We have the HOMFLY-polynomial $P(L)\in\mathbb{Z}[l^{\pm1},m^{\pm1}]$ for oriented links $L$, which satisfies:

1) Normalization: $P(unknot)=1$

2) Skein-relation: $lP(L_{+})+l^{-1}P(L{-})=-mP(L_{0})$

for $L_{+,-,0}$ a knot diagram differing in one crossing by over-/under-/no crossing. (Lickorish-Millet-version)

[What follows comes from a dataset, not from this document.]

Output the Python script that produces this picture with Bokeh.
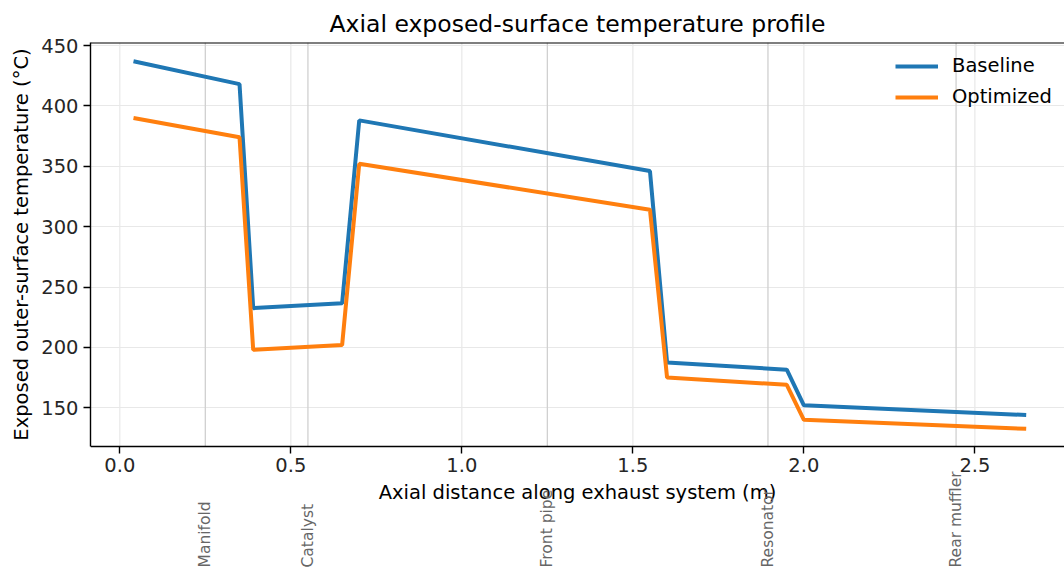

On the other hand, we have the Jones-polynomial $V(L)\in\Bbb{Z}[t^{\pm1/2}]$ with similar properties:

1) Normalization: $V(unknot)=1$

2) Skein-relation: $t^{-1}V(L_{+})-tV(L{-})=(t^{1/2}-t^{-1/2})V(L_{0})$

Now, as the HOMFLY-polynomial is a generalization of the Jones-polynomial, we can (according to my class and Wikipedia) do the following substitution:

$$V(t)=P(l=t^{-1},m=t^{-1/2}-t^{1/2})$$

When I try to substitute this directly in the HOMFLY Skein-relation, I end up with the wrong sign in front of the $tV(L_{-})$ in the JONES Skein-relation.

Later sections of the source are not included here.